There was a record fall in the number of people taking up places at university this year, according to figures released today by UCAS. Nearly 54,000 fewer people started courses in autumn this year, compared to 2011, an 11% fall.
The total number of applicants for places in 2012 dropped by 6.6% from the previous year to 653,000. Overall, 464,900 people were accepted for full time undergraduate courses in the UK, 27,100 fewer than in 2011, a drop of 5.5%.
Commenting on the report, UCAS Chief Executive, Mary Curnock Cook, said: “The headline numbers in this report signal the challenging environment for recruitment in 2012 for some parts of UK higher education.
“However, the underlying findings are more subtle - for example, although demand for higher education has fallen in England, the actual entry rates for young people are close to trend.”

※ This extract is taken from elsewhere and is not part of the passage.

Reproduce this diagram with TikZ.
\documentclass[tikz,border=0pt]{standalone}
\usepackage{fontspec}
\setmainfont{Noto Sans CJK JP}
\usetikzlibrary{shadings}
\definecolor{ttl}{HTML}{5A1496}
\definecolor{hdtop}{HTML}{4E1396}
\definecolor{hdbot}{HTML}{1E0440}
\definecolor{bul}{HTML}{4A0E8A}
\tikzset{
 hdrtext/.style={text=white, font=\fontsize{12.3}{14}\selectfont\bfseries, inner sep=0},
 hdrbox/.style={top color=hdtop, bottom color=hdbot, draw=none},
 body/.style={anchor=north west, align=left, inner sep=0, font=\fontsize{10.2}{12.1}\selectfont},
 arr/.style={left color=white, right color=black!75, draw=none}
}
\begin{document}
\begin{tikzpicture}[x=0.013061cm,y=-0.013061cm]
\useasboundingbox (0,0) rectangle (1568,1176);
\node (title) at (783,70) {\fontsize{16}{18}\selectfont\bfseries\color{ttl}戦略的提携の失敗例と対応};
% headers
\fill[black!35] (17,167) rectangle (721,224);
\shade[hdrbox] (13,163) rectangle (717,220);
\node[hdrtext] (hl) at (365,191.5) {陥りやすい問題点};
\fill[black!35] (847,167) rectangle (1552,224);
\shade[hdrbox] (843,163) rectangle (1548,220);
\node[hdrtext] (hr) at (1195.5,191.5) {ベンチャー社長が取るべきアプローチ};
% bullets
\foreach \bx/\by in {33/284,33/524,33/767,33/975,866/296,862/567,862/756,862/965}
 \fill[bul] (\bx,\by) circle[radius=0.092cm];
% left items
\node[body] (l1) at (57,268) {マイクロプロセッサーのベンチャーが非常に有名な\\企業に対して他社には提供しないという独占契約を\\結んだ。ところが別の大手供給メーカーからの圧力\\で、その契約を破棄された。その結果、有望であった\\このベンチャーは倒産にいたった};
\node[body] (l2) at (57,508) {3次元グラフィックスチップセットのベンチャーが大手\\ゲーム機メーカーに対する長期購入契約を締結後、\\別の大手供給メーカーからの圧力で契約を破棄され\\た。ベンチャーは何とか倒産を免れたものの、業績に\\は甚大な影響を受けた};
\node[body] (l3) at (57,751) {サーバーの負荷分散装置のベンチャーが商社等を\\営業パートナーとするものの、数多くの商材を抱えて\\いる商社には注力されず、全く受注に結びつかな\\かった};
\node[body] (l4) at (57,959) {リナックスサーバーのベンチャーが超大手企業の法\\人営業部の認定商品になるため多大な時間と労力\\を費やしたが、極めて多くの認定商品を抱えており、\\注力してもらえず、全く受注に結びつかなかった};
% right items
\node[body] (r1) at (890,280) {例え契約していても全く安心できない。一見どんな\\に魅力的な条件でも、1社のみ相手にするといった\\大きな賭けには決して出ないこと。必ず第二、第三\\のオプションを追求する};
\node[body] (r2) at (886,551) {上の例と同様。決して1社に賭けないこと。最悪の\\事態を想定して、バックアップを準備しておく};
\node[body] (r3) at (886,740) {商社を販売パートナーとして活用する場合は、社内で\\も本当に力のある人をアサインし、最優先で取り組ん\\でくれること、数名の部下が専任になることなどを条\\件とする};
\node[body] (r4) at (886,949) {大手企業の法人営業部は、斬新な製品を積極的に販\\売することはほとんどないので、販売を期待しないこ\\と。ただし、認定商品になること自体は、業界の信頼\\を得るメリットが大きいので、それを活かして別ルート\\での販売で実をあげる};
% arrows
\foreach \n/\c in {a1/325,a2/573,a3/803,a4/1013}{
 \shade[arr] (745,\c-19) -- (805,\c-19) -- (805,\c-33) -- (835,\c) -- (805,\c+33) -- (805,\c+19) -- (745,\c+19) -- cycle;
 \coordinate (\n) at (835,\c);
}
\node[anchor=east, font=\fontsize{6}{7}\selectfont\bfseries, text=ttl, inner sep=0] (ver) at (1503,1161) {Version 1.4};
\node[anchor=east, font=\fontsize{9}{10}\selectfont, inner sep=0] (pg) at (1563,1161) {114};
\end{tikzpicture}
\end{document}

The figures are the first clear picture of university admissions following the rise in the maximum fees institutions can charge. UCAS said in its findings that the fall in people taking up places could partly be explained by a demographic dip in the number of 18-year-olds, and partly by the fact that the 2011 pre-higher fees figures were boosted by applicants who may have otherwise taken a gap year. More 18-year-olds may have chosen to take a gap year in 2012 now the fees are in place.
Nielsen BookScan Total Consumer Market (TCM) statistics for the eight weeks to 3rd November 2012, covering the "back to university" period, show the academic market as a whole fell by 9% year on year, to £45.5m. Revenue from the top 10 academic publishers was down 10% to £28.1m.